▶ [REQUIREMENT]
Tally the lines of the data that include the word "this" and state the total, nothing else.

▶ [SOURCE MATERIAL]

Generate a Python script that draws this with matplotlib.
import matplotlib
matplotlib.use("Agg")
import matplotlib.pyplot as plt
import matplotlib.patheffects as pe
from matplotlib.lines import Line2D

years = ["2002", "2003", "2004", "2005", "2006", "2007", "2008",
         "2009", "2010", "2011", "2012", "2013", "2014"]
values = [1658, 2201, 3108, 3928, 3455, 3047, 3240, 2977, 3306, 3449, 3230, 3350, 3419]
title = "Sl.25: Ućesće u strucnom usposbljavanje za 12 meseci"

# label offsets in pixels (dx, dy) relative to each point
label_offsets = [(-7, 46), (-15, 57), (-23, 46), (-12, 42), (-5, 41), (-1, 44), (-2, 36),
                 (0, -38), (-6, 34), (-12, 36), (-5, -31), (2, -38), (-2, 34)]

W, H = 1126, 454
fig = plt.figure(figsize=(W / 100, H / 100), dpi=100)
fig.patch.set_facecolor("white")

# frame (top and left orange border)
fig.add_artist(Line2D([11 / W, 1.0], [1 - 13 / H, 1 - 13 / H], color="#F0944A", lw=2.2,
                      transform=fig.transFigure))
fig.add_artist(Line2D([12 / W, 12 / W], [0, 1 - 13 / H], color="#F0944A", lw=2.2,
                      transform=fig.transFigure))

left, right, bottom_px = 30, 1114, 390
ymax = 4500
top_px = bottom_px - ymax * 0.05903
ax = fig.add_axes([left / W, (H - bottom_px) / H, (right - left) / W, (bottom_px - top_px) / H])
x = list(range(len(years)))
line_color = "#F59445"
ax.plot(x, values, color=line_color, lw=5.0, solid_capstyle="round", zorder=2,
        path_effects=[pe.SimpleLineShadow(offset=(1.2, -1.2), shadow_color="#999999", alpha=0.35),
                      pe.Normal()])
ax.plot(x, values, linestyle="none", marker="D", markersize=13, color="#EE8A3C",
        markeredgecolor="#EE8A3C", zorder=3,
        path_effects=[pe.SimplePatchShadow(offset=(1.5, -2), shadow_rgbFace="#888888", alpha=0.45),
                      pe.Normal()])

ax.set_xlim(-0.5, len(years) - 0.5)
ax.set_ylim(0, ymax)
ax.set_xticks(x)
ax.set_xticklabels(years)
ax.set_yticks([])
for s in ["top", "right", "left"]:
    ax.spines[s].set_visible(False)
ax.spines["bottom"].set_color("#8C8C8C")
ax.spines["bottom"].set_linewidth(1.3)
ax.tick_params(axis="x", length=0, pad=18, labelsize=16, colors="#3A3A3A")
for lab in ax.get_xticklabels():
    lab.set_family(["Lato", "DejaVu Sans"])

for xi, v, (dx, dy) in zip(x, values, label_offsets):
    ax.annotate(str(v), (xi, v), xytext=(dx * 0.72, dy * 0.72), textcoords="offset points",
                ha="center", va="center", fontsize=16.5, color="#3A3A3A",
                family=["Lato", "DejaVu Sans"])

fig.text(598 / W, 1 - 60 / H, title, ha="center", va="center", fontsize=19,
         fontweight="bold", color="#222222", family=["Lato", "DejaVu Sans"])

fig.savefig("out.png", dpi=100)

---

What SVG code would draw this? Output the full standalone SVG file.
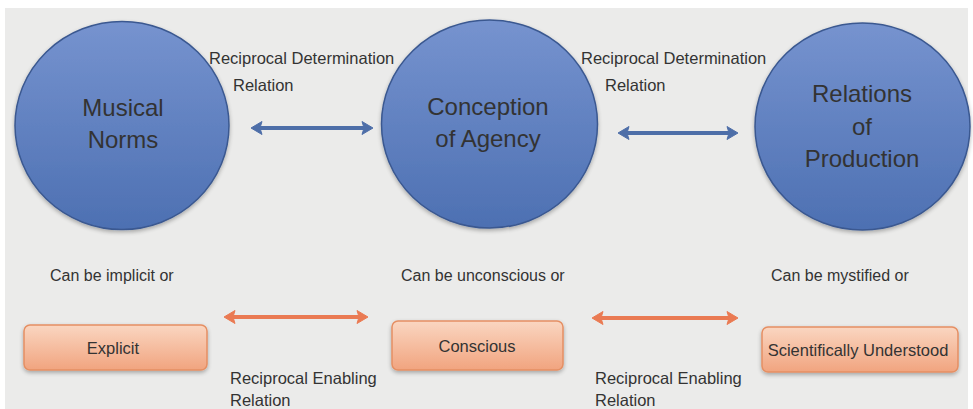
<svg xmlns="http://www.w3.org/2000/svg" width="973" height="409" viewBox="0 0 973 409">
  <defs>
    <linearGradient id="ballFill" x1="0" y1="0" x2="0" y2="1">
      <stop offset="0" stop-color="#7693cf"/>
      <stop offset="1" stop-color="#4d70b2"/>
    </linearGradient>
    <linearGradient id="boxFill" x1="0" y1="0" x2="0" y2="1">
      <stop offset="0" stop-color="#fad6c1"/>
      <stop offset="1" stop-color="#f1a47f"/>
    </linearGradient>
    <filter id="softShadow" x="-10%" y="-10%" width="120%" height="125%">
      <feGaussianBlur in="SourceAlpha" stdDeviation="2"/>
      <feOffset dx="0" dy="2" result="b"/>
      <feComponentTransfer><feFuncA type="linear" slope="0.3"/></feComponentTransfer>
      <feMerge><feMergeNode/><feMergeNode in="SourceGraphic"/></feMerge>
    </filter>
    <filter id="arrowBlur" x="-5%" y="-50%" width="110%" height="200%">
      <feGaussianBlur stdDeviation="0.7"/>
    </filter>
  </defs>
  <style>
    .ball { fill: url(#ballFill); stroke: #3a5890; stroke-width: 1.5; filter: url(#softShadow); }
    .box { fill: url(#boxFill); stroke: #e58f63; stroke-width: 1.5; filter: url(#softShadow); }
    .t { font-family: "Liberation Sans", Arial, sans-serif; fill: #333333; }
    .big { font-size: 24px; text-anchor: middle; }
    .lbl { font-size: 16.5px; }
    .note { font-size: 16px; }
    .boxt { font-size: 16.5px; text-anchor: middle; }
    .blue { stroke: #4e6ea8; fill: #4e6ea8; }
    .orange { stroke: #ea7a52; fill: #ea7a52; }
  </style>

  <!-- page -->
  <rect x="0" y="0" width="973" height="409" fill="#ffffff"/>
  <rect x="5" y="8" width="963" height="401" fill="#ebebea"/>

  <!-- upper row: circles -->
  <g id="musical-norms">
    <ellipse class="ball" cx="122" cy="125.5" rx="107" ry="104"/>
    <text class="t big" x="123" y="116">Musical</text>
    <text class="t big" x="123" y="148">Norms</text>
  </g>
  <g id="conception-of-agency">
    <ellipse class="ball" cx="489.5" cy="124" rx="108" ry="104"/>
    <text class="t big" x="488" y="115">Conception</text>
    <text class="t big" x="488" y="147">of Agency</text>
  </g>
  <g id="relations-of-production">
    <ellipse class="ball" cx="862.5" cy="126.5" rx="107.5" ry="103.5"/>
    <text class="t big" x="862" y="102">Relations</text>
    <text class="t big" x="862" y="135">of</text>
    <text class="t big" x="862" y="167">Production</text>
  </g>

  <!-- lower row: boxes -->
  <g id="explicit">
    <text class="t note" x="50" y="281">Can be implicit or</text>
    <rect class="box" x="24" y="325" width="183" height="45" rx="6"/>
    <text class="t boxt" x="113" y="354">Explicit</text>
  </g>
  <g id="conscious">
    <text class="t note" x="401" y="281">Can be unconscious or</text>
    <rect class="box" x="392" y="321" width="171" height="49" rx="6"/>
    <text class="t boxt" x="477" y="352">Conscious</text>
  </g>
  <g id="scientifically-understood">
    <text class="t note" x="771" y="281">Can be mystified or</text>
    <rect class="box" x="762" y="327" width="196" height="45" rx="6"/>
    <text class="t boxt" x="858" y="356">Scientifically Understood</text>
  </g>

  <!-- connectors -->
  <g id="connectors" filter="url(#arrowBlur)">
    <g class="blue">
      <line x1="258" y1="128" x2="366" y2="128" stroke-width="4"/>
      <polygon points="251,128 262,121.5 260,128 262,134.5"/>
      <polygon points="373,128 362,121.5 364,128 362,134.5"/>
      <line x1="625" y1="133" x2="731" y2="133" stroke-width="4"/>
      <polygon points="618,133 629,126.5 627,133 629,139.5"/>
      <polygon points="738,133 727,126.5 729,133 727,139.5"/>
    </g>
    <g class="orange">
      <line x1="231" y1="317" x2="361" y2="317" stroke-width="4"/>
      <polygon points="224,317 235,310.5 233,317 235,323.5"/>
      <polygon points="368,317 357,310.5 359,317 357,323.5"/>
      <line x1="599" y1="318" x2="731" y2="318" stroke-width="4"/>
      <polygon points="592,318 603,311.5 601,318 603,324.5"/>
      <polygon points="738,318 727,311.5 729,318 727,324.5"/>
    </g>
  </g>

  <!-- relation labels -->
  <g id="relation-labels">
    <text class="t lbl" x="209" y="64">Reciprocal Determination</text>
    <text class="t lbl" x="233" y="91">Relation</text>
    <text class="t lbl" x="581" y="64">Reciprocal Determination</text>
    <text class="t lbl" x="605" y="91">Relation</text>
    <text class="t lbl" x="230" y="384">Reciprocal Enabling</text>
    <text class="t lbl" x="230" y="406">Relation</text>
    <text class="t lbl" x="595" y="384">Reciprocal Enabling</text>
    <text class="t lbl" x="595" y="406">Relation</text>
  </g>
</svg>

▶ [REPLY]
2